The German existing gas infrastructure could handle storage of up to 200 TWh, which is much more than the about 30 TWh an electricity system of 100% renewable would need. But to get that capacity, people need to start building these kind of plants that store electricity from wind or solar as hydrogen. We still have a decade or two to go until renewable gets to 100%, but it is still a good idea to start early.
Enertrag has opened the first plant like this in 2011. At the time with a capacity of only 500 kW. The new plant reported on in that article has 2 MW. And it is operated by E.ON, one of the “big four” German utilities that used to show no interest in renewable energy and leave the investment in the sector to citizen projects.
As the article notes, only about 50% of the energy from the surplus electricity can be stored in hydrogen.
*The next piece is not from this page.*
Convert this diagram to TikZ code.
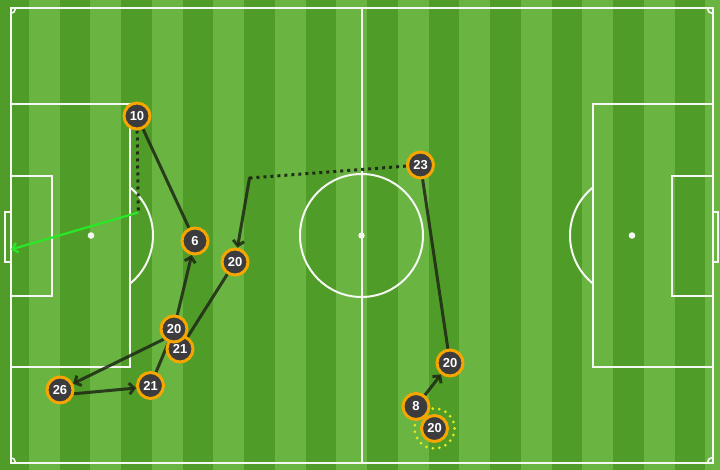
\documentclass[tikz,border=0pt]{standalone}
\usepackage{fontspec}
\newfontfamily\nf{Liberation Sans}
\usetikzlibrary{arrows.meta}
\definecolor{stripeL}{RGB}{106,180,66}
\definecolor{stripeD}{RGB}{80,156,40}
\definecolor{pline}{RGB}{245,248,242}
\definecolor{nfill}{RGB}{60,60,62}
\definecolor{nring}{RGB}{247,166,0}
\definecolor{conncol}{RGB}{30,40,22}
\definecolor{shotgreen}{RGB}{40,232,40}
\definecolor{hiyel}{RGB}{232,236,30}
\pgfdeclarelayer{pitch}
\pgfdeclarelayer{lines}
\pgfsetlayers{pitch,lines,main}
\tikzset{
  player/.style={circle, fill=nfill, draw=nring, line width=3pt, minimum size=26pt, inner sep=0pt,
    text=white, font=\nf\bfseries\fontsize{13}{13}\selectfont},
  conn/.style={draw=conncol, opacity=0.85, line width=3pt, line cap=round},
  arrowtip/.style={-{Straight Barb[length=5pt,width=11pt]}, line join=round},
  dotc/.style={draw=conncol, opacity=0.95, line width=3pt, dash pattern=on 3pt off 4pt},
  shot/.style={draw=shotgreen, line width=2.2pt, -{Straight Barb[length=5pt,width=10pt]}},
  pl/.style={draw=pline, line width=2pt},
}
\begin{document}
\begin{tikzpicture}[x=1pt,y=-1pt]
\useasboundingbox (0,0) rectangle (720,470);
\begin{pgfonlayer}{pitch}
\clip (0,0) rectangle (720,470);
\fill[stripeL] (0,0) rectangle (720,470);
\foreach \k in {0,...,11} {
  \fill[stripeD] ({-2+61.5*\k},0) rectangle ({28.75+61.5*\k},470);
}
% outer lines
\draw[pl] (10.5,8.5) rectangle (712.5,462.5);
\draw[pl] (361.5,8.5) -- (361.5,462.5);
\draw[pl] (361.5,235.5) circle[radius=61.5];
\fill[pline] (361.5,235.5) circle[radius=3.2];
% corner arcs
\begin{scope}
\clip (10.5,8.5) rectangle (712.5,462.5);
\draw[pl, line width=1.6pt] (10.5,8.5) circle[radius=5];
\draw[pl, line width=1.6pt] (10.5,462.5) circle[radius=5];
\draw[pl, line width=1.6pt] (712.5,8.5) circle[radius=5];
\draw[pl, line width=1.6pt] (712.5,462.5) circle[radius=5];
\end{scope}
% left
\draw[pl] (10.5,104) rectangle (130,367);
\draw[pl] (10.5,176) rectangle (51.5,296);
\draw[pl] (5,212) rectangle (10.5,262);
\fill[pline] (91,235.5) circle[radius=3.3];
\begin{scope}
\clip (130,0) rectangle (200,470);
\draw[pl] (91,235.5) circle[radius=62];
\end{scope}
% right
\draw[pl] (592.7,104) rectangle (712.5,367);
\draw[pl] (671.7,176) rectangle (712.5,296);
\draw[pl] (712.5,212) rectangle (717.7,262);
\fill[pline] (632,235.5) circle[radius=3.3];
\begin{scope}
\clip (520,0) rectangle (592.7,470);
\draw[pl] (632,235.5) circle[radius=62];
\end{scope}
\end{pgfonlayer}

% players
\node[player] (p10) at (137,116) {10};
\node[player] (p6) at (195,241) {6};
\node[player] (p20c) at (235,262) {20};
\node[player] (p23) at (420.5,165) {23};
\node[player] (p21b) at (180,349) {21};
\node[player] (p20a) at (174,329) {20};
\node[player] (p26) at (60,390) {26};
\node[player] (p21a) at (150.5,385.5) {21};
\node[player] (p20r) at (450,363) {20};
\node[player] (p8) at (416,406.5) {8};
\node[player] (p20b) at (434.5,428.5) {20};
\coordinate (c1) at (138.3,212.5);
\coordinate (goal) at (11,249.5);
\coordinate (c2) at (249.5,178);

\begin{pgfonlayer}{lines}
\draw[conn] (p10) -- (p6);
\draw[dotc] (p10) -- (c1);
\draw[shot] (c1) -- (goal);
\draw[dotc] (p23) -- (c2);
\draw[conn, arrowtip] (c2) -- (p20c);
\draw[conn] (p23) -- (p20r);
\draw[conn, arrowtip] (p8) -- (p20r);
\draw[conn, arrowtip] (p20a) -- (p6);
\draw[conn] (p20c) -- (p21b);
\draw[conn] (p21a) -- (p20a);
\draw[conn, arrowtip] (p20a.225) -- (p26);
\draw[conn, arrowtip] (p26.-15) -- (p21a.190);
\draw[draw=hiyel, line width=3pt, line cap=round, dash pattern=on 0pt off 6.6pt] (p20b.center) circle[radius=20];
\end{pgfonlayer}
\end{tikzpicture}
\end{document}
But that is of course not a problem. In the many time slots where demand can’t keep up even now, the electricity would be wasted anyway. And in the few time slots without wind and solar available (the occasional cold November night) that stored energy will have a very high value on the market.
Over this weekend, many countries in Europe saw negative electricity prices, with France and its inflexible nuclear plants reaching minus 4 cent per kWh. People were paid good money if they used electricity, helping to reduce the supply overload. In such a time slot it doesn’t matter that only 50% of the energy will be stored. There is too much available in the first place.
And while the technology for making hydrogen may still be somewhat expensive (that 2 MW plant cost around $2 million), there is only a need to store around 5% of yearly demand. Spread that cost over all electricity over a feed-in tariff or some such policy, and it won’t matter much. Let’s also note that gas plant capacity is by far the cheapest to build of all power plants at only about EUR400 a kW, which helps save money on the cost of the whole system as well.